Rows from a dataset
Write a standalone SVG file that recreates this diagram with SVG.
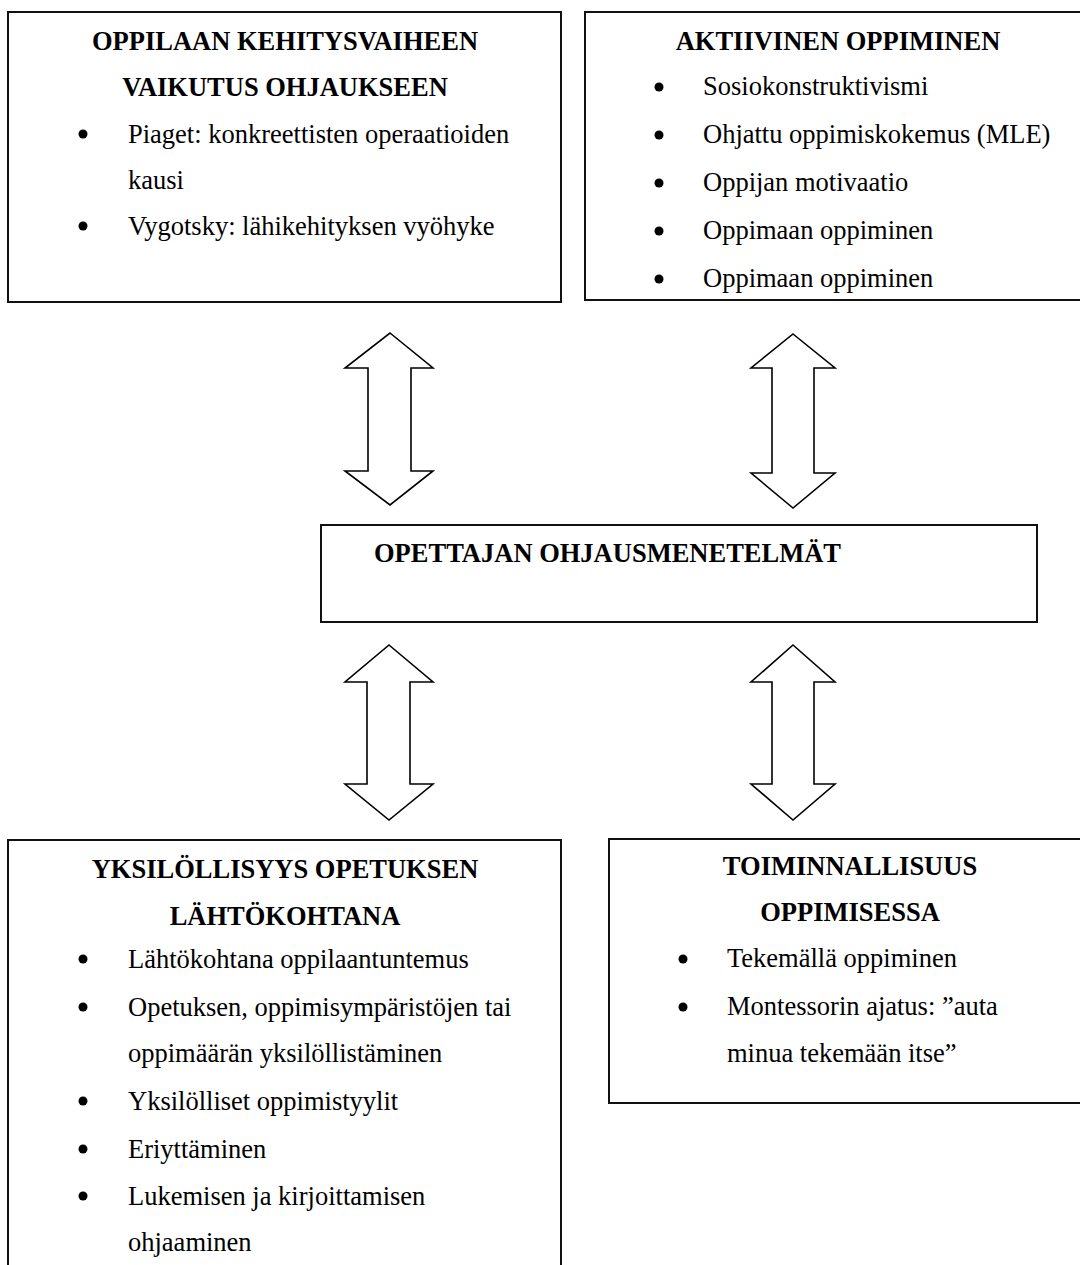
<svg xmlns="http://www.w3.org/2000/svg" width="1080" height="1265" viewBox="0 0 1080 1265">
<style>
.box{fill:#fff;stroke:#111;stroke-width:2}
.arr{fill:#fff;stroke:#000;stroke-width:1.6;stroke-linejoin:miter}
text{font-family:"Liberation Serif","Times New Roman",serif;font-size:26.5px;fill:#000}
.t{font-weight:bold;text-anchor:middle}
.dot{fill:#000}
</style>
<rect width="1080" height="1265" fill="#fff"/>
<g id="connectors">
<path class="arr" d="M390,333 L433,368 L411,368 L411,471 L433,471 L390,505 L345,471 L368,471 L368,368 L345,368 Z"/>
<path class="arr" d="M793,334 L835,368 L814,368 L814,473 L835,473 L793,508 L751,473 L772,473 L772,368 L751,368 Z"/>
<path class="arr" d="M389,645 L433,682 L410,682 L410,784 L433,784 L389,820 L345,784 L367,784 L367,682 L345,682 Z"/>
<path class="arr" d="M793,645 L835,682 L814,682 L814,784 L835,784 L793,820 L751,784 L772,784 L772,682 L751,682 Z"/>
</g>
<g id="node-kehitysvaihe">
<rect class="box" x="8" y="12" width="553" height="290"/>
<text class="t" x="285" y="50">OPPILAAN KEHITYSVAIHEEN</text>
<text class="t" x="285" y="96">VAIKUTUS OHJAUKSEEN</text>
<circle class="dot" cx="83" cy="134" r="4.5"/><text x="128" y="143">Piaget: konkreettisten operaatioiden</text>
<text x="128" y="189">kausi</text>
<circle class="dot" cx="83" cy="226" r="4.5"/><text x="128" y="235">Vygotsky: lähikehityksen vyöhyke</text>
</g>
<g id="node-aktiivinen">
<rect class="box" x="585" y="12" width="510" height="288"/>
<text class="t" x="838" y="50">AKTIIVINEN OPPIMINEN</text>
<circle class="dot" cx="659" cy="87" r="4.5"/><text x="703" y="95">Sosiokonstruktivismi</text>
<circle class="dot" cx="659" cy="135" r="4.5"/><text x="703" y="143">Ohjattu oppimiskokemus (MLE)</text>
<circle class="dot" cx="659" cy="183" r="4.5"/><text x="703" y="191">Oppijan motivaatio</text>
<circle class="dot" cx="659" cy="231" r="4.5"/><text x="703" y="239">Oppimaan oppiminen</text>
<circle class="dot" cx="659" cy="279" r="4.5"/><text x="703" y="287">Oppimaan oppiminen</text>
</g>
<g id="node-opettaja">
<rect class="box" x="321" y="525" width="716" height="97"/>
<text x="374" y="562" font-weight="bold">OPETTAJAN OHJAUSMENETELMÄT</text>
</g>
<g id="node-yksilollisyys">
<rect class="box" x="8" y="840" width="553" height="450"/>
<text class="t" x="285" y="878">YKSILÖLLISYYS OPETUKSEN</text>
<text class="t" x="285" y="925">LÄHTÖKOHTANA</text>
<circle class="dot" cx="83" cy="959" r="4.5"/><text x="128" y="968">Lähtökohtana oppilaantuntemus</text>
<circle class="dot" cx="83" cy="1007" r="4.5"/><text x="128" y="1016">Opetuksen, oppimisympäristöjen tai</text>
<text x="128" y="1062">oppimäärän yksilöllistäminen</text>
<circle class="dot" cx="83" cy="1101" r="4.5"/><text x="128" y="1110">Yksilölliset oppimistyylit</text>
<circle class="dot" cx="83" cy="1149" r="4.5"/><text x="128" y="1158">Eriyttäminen</text>
<circle class="dot" cx="83" cy="1196" r="4.5"/><text x="128" y="1205">Lukemisen ja kirjoittamisen</text>
<text x="128" y="1251">ohjaaminen</text>
</g>
<g id="node-toiminnallisuus">
<rect class="box" x="609" y="839" width="490" height="264"/>
<text class="t" x="850" y="875">TOIMINNALLISUUS</text>
<text class="t" x="850" y="921">OPPIMISESSA</text>
<circle class="dot" cx="683" cy="959" r="4.5"/><text x="727" y="967">Tekemällä oppiminen</text>
<circle class="dot" cx="683" cy="1007" r="4.5"/><text x="727" y="1015">Montessorin ajatus: ”auta</text>
<text x="727" y="1062">minua tekemään itse”</text>
</g>
</svg>
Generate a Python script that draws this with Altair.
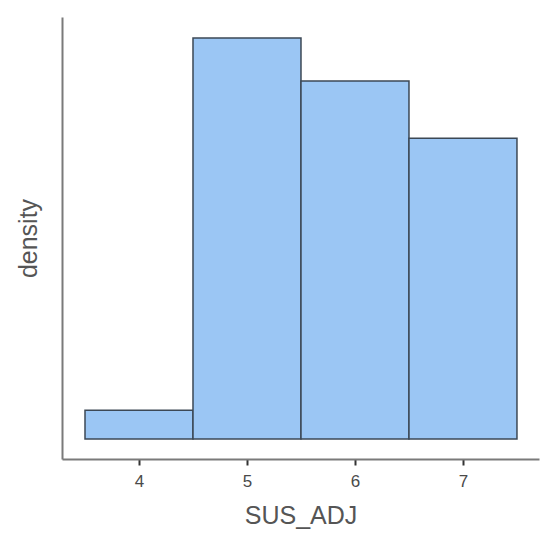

**To do:**
Generate a word-for-word copy of the preceding records, excluding all pictures.

**Output of the exercise:**
Write a standalone SVG file that recreates this diagram with SVG.
<svg xmlns="http://www.w3.org/2000/svg" width="1080" height="1265" viewBox="0 0 1080 1265">
<style>
.box{fill:#fff;stroke:#111;stroke-width:2}
.arr{fill:#fff;stroke:#000;stroke-width:1.6;stroke-linejoin:miter}
text{font-family:"Liberation Serif","Times New Roman",serif;font-size:26.5px;fill:#000}
.t{font-weight:bold;text-anchor:middle}
.dot{fill:#000}
</style>
<rect width="1080" height="1265" fill="#fff"/>
<g id="connectors">
<path class="arr" d="M390,333 L433,368 L411,368 L411,471 L433,471 L390,505 L345,471 L368,471 L368,368 L345,368 Z"/>
<path class="arr" d="M793,334 L835,368 L814,368 L814,473 L835,473 L793,508 L751,473 L772,473 L772,368 L751,368 Z"/>
<path class="arr" d="M389,645 L433,682 L410,682 L410,784 L433,784 L389,820 L345,784 L367,784 L367,682 L345,682 Z"/>
<path class="arr" d="M793,645 L835,682 L814,682 L814,784 L835,784 L793,820 L751,784 L772,784 L772,682 L751,682 Z"/>
</g>
<g id="node-kehitysvaihe">
<rect class="box" x="8" y="12" width="553" height="290"/>
<text class="t" x="285" y="50">OPPILAAN KEHITYSVAIHEEN</text>
<text class="t" x="285" y="96">VAIKUTUS OHJAUKSEEN</text>
<circle class="dot" cx="83" cy="134" r="4.5"/><text x="128" y="143">Piaget: konkreettisten operaatioiden</text>
<text x="128" y="189">kausi</text>
<circle class="dot" cx="83" cy="226" r="4.5"/><text x="128" y="235">Vygotsky: lähikehityksen vyöhyke</text>
</g>
<g id="node-aktiivinen">
<rect class="box" x="585" y="12" width="510" height="288"/>
<text class="t" x="838" y="50">AKTIIVINEN OPPIMINEN</text>
<circle class="dot" cx="659" cy="87" r="4.5"/><text x="703" y="95">Sosiokonstruktivismi</text>
<circle class="dot" cx="659" cy="135" r="4.5"/><text x="703" y="143">Ohjattu oppimiskokemus (MLE)</text>
<circle class="dot" cx="659" cy="183" r="4.5"/><text x="703" y="191">Oppijan motivaatio</text>
<circle class="dot" cx="659" cy="231" r="4.5"/><text x="703" y="239">Oppimaan oppiminen</text>
<circle class="dot" cx="659" cy="279" r="4.5"/><text x="703" y="287">Oppimaan oppiminen</text>
</g>
<g id="node-opettaja">
<rect class="box" x="321" y="525" width="716" height="97"/>
<text x="374" y="562" font-weight="bold">OPETTAJAN OHJAUSMENETELMÄT</text>
</g>
<g id="node-yksilollisyys">
<rect class="box" x="8" y="840" width="553" height="450"/>
<text class="t" x="285" y="878">YKSILÖLLISYYS OPETUKSEN</text>
<text class="t" x="285" y="925">LÄHTÖKOHTANA</text>
<circle class="dot" cx="83" cy="959" r="4.5"/><text x="128" y="968">Lähtökohtana oppilaantuntemus</text>
<circle class="dot" cx="83" cy="1007" r="4.5"/><text x="128" y="1016">Opetuksen, oppimisympäristöjen tai</text>
<text x="128" y="1062">oppimäärän yksilöllistäminen</text>
<circle class="dot" cx="83" cy="1101" r="4.5"/><text x="128" y="1110">Yksilölliset oppimistyylit</text>
<circle class="dot" cx="83" cy="1149" r="4.5"/><text x="128" y="1158">Eriyttäminen</text>
<circle class="dot" cx="83" cy="1196" r="4.5"/><text x="128" y="1205">Lukemisen ja kirjoittamisen</text>
<text x="128" y="1251">ohjaaminen</text>
</g>
<g id="node-toiminnallisuus">
<rect class="box" x="609" y="839" width="490" height="264"/>
<text class="t" x="850" y="875">TOIMINNALLISUUS</text>
<text class="t" x="850" y="921">OPPIMISESSA</text>
<circle class="dot" cx="683" cy="959" r="4.5"/><text x="727" y="967">Tekemällä oppiminen</text>
<circle class="dot" cx="683" cy="1007" r="4.5"/><text x="727" y="1015">Montessorin ajatus: ”auta</text>
<text x="727" y="1062">minua tekemään itse”</text>
</g>
</svg>
Generate a Python script that draws this with Altair.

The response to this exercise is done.